Lest you think I am an emotional Jedi Knight, you should know I ripped this bit of wisdom directly from an ancient Jewish story called “Rabbi Eleazar and the Beggar,” which I just read to my kids from Eric A. Kimmel’s wonderful collection of holiday folklore, Days of Awe: Stories for Rosh Hashanah and Yom Kippur. In the story, a deformed and filthy beggar listens through a crack in the door of the temple as the great Rabbi Eleazar gives a sermon about how everything in creation is perfect in its own way because it has been molded by the hands of God. The hideous beggar approaches the Rabbi to express how moved he feels, but the startled Rabbi, riding home on his horse blurts out, “Heaven shield me from such ugliness!” The beggar is enraged and humiliated.  The Rabbi knows he has acted against his own principles, so he begs the beggar for forgiveness. The beggar refuses to forgive him, so the rabbi shreds his clothes and prostrates himself in the dust at the feet of the beggar and refuses to move. Still, the beggar withholds forgiveness. Each of the Rabbi’s four sons try to convince or bully the beggar into forgiving their father so the patriarch can come home and they can have Rosh Hashanah dinner already, but to no avail. Finally, the Rabbi’s daughter speaks gently to the battered and friendless beggar:

“My friend, the One Who Made You has already forgiven our father. He is always ready to forgive. Our father requires nothing from you. Instead, he afflicts himself for your sake. He understands the bitterness of withholding forgiveness, of storing up malice like stones. He will not leave this spot until you accept this apology and drop this bitter burden from your shoulders.”

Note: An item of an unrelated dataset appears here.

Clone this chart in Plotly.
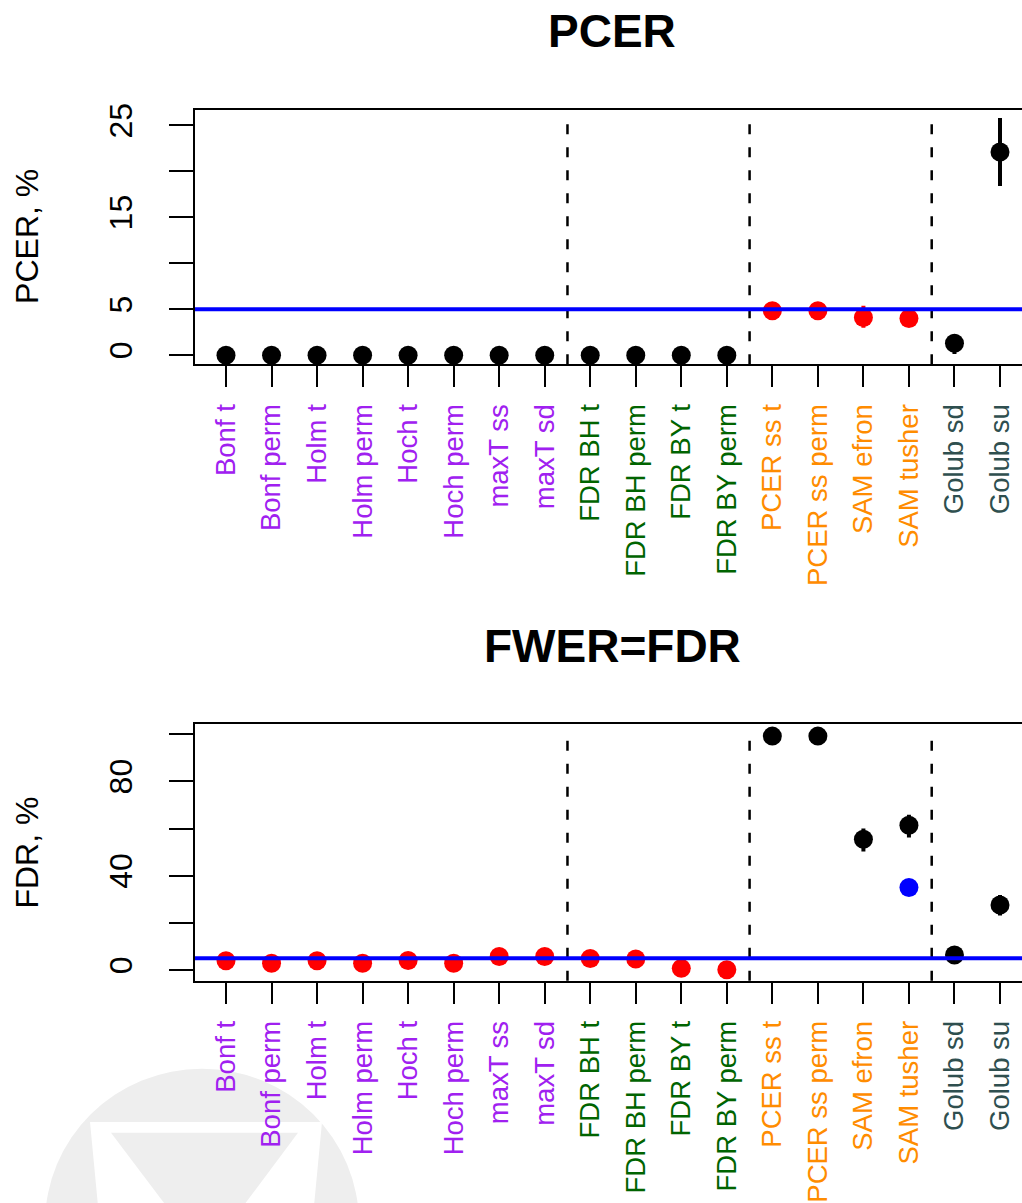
import plotly.graph_objects as go

W, H = 1022, 1203

methods = ["Bonf t", "Bonf perm", "Holm t", "Holm perm", "Hoch t", "Hoch perm",
           "maxT ss", "maxT sd", "FDR BH t", "FDR BH perm", "FDR BY t", "FDR BY perm",
           "PCER ss t", "PCER ss perm", "SAM efron", "SAM tusher", "Golub sd", "Golub su"]
label_colors = ["#A020F0"] * 8 + ["#006400"] * 4 + ["#FF8C00"] * 4 + ["#2F4F4F"] * 2

# Panel 1: PCER (%)
pcer = [0, 0, 0, 0, 0, 0, 0, 0, 0, 0, 0, 0, 4.85, 4.85, 4.1, 4.0, 1.3, 22.1]
pcer_err_plus = [0] * 14 + [1.3, 0.0, 1.0, 3.7]
pcer_err_minus = [0] * 14 + [1.1, 0.0, 1.15, 3.7]
pcer_colors = ["black"] * 12 + ["red"] * 4 + ["black"] * 2

# Panel 2: FWER=FDR (%)
fdr = [3.9, 2.9, 3.9, 2.9, 4.0, 2.9, 5.7, 5.7, 4.9, 4.7, 0.7, 0.1,
       99.2, 99.2, 55.5, 61.4, 6.4, 27.6]
fdr_err_plus = [0] * 14 + [4.5, 4.4, 0, 4.2]
fdr_err_minus = [0] * 14 + [5.2, 5.2, 0, 4.5]
fdr_colors = ["red"] * 12 + ["black"] * 6
fdr_extra_x = [16]
fdr_extra_y = [35.0]

nominal = 5
group_breaks = [8.5, 12.5, 16.5]

xs = list(range(1, len(methods) + 1))
ticktext = [f'<span style="color:{c}">{m}</span>' for m, c in zip(methods, label_colors)]


def px_x(p):
    return p / W


def px_y(p):
    return 1 - p / H


FONT = "Liberation Sans, Arial, Helvetica, sans-serif"

fig = go.Figure()

for col in ["black", "red"]:
    idx = [i for i, c in enumerate(pcer_colors) if c == col]
    fig.add_trace(go.Scatter(
        x=[xs[i] for i in idx], y=[pcer[i] for i in idx], mode="markers",
        xaxis="x", yaxis="y",
        marker=dict(color=col, size=19, line=dict(width=0)),
        error_y=dict(type="data", symmetric=False,
                     array=[pcer_err_plus[i] for i in idx],
                     arrayminus=[pcer_err_minus[i] for i in idx],
                     width=0, thickness=4, color=col),
        showlegend=False, hoverinfo="skip"))
for col in ["black", "red"]:
    idx = [i for i, c in enumerate(fdr_colors) if c == col]
    fig.add_trace(go.Scatter(
        x=[xs[i] for i in idx], y=[fdr[i] for i in idx], mode="markers",
        xaxis="x2", yaxis="y2",
        marker=dict(color=col, size=19, line=dict(width=0)),
        error_y=dict(type="data", symmetric=False,
                     array=[fdr_err_plus[i] for i in idx],
                     arrayminus=[fdr_err_minus[i] for i in idx],
                     width=0, thickness=4, color=col),
        showlegend=False, hoverinfo="skip"))
fig.add_trace(go.Scatter(
    x=fdr_extra_x, y=fdr_extra_y, mode="markers", xaxis="x2", yaxis="y2",
    marker=dict(color="blue", size=19, line=dict(width=0)),
    showlegend=False, hoverinfo="skip"))

xaxis_common = dict(
    range=[1 - 31 / 45.53, 18 + 22 / 45.53], tickmode="array", tickvals=xs,
    ticktext=ticktext, tickangle=-90, ticks="outside", ticklen=21, tickwidth=2,
    tickcolor="black", showline=True, linecolor="black", linewidth=2, mirror=True,
    showgrid=False, zeroline=False, tickfont=dict(family=FONT, size=27.5),
    ticklabelstandoff=6, fixedrange=True)
yaxis_common = dict(
    ticks="outside", ticklen=24, tickwidth=2, tickcolor="black",
    showline=True, linecolor="black", linewidth=2, mirror=False,
    showgrid=False, zeroline=False, tickangle=-90,
    tickfont=dict(family=FONT, size=32, color="black"), ticklabelstandoff=24,
    fixedrange=True)

fig.update_layout(
    width=W, height=H, margin=dict(l=0, r=0, t=0, b=0),
    paper_bgcolor="white", plot_bgcolor="white",
    xaxis=dict(domain=[px_x(195), 1.0], anchor="y", **xaxis_common),
    yaxis=dict(domain=[px_y(362), px_y(104)], anchor="x",
               range=[-0.97, 26.72], tickmode="array",
               tickvals=[0, 5, 10, 15, 20, 25],
               ticktext=["0", "5", "", "15", "", "25"], **yaxis_common),
    xaxis2=dict(domain=[px_x(195), 1.0], anchor="y2", **xaxis_common),
    yaxis2=dict(domain=[px_y(987), px_y(727)], anchor="x2",
                range=[-4.6, 104.2], tickmode="array",
                tickvals=[0, 20, 40, 60, 80, 100],
                ticktext=["0", "", "40", "", "80", ""], **yaxis_common),
)

shapes = []
# faint watermark (behind everything)
shapes.append(dict(type="circle", xref="paper", yref="paper",
                   x0=px_x(202 - 157), x1=px_x(202 + 157),
                   y0=px_y(1233 + 157), y1=px_y(1233 - 157),
                   fillcolor="#eeeeee", line=dict(width=0), layer="below"))
shapes.append(dict(type="path", xref="paper", yref="paper",
                   path=f"M {px_x(90)} {px_y(1130)} L {px_x(322)} {px_y(1130)} "
                        f"L {px_x(314)} {px_y(1215)} L {px_x(206)} {px_y(1330)} "
                        f"L {px_x(98)} {px_y(1215)} Z",
                   fillcolor="#ffffff", line=dict(width=0), layer="below"))
shapes.append(dict(type="path", xref="paper", yref="paper",
                   path=f"M {px_x(111)} {px_y(1141)} L {px_x(298)} {px_y(1141)} "
                        f"L {px_x(205)} {px_y(1267)} Z",
                   fillcolor="#eeeeee", line=dict(width=0), layer="below"))

for xa, ya in [("x", "y"), ("x2", "y2")]:
    for b in group_breaks:
        shapes.append(dict(type="line", xref=xa, yref=f"{ya} domain",
                           x0=b, x1=b, y0=0, y1=0.97,
                           line=dict(color="black", width=2.5, dash="10px,13px"),
                           layer="above"))
    shapes.append(dict(type="line", xref=f"{xa} domain", yref=ya,
                       x0=0, x1=1, y0=nominal, y1=nominal,
                       line=dict(color="#0000FF", width=4), layer="above"))
fig.update_layout(shapes=shapes)

annotations = [
    dict(text="<b>PCER</b>", x=px_x(612), y=px_y(24), xref="paper", yref="paper",
         showarrow=False, font=dict(family=FONT, size=46, color="black"),
         xanchor="center", yanchor="middle"),
    dict(text="<b>FWER=FDR</b>", x=px_x(612), y=px_y(648), xref="paper", yref="paper",
         showarrow=False, font=dict(family=FONT, size=46, color="black"),
         xanchor="center", yanchor="middle"),
    dict(text="PCER, %", x=px_x(27), y=px_y(233), xref="paper", yref="paper",
         showarrow=False, textangle=-90, font=dict(family=FONT, size=32, color="black"),
         xanchor="center", yanchor="middle"),
    dict(text="FDR, %", x=px_x(27), y=px_y(857), xref="paper", yref="paper",
         showarrow=False, textangle=-90, font=dict(family=FONT, size=32, color="black"),
         xanchor="center", yanchor="middle"),
]
fig.update_layout(annotations=annotations)

fig.write_html("out.html")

The beggar forgives the Rabbi, who cloaks him in his own coat, and takes him home to share the holiday dinner.

This story gets to the heart of why the Days of Awe, the days of self-reflection and atonement encompassing Rosh Hashanah and Yom Kippur, are so powerful. Atonement is not just about recognizing your sins and shortcomings and making up for them through a fast, it’s also about forgiving yourself and those who have hurt you so that you can move on and flourish. Forgiveness is the doorway to renewal. Letting go of negative emotion is the key to a fresh start in the New Year. Thank you to storyteller and folklorist Eric A. Kimmel for giving me a narrative way to express this wisdom to my kids!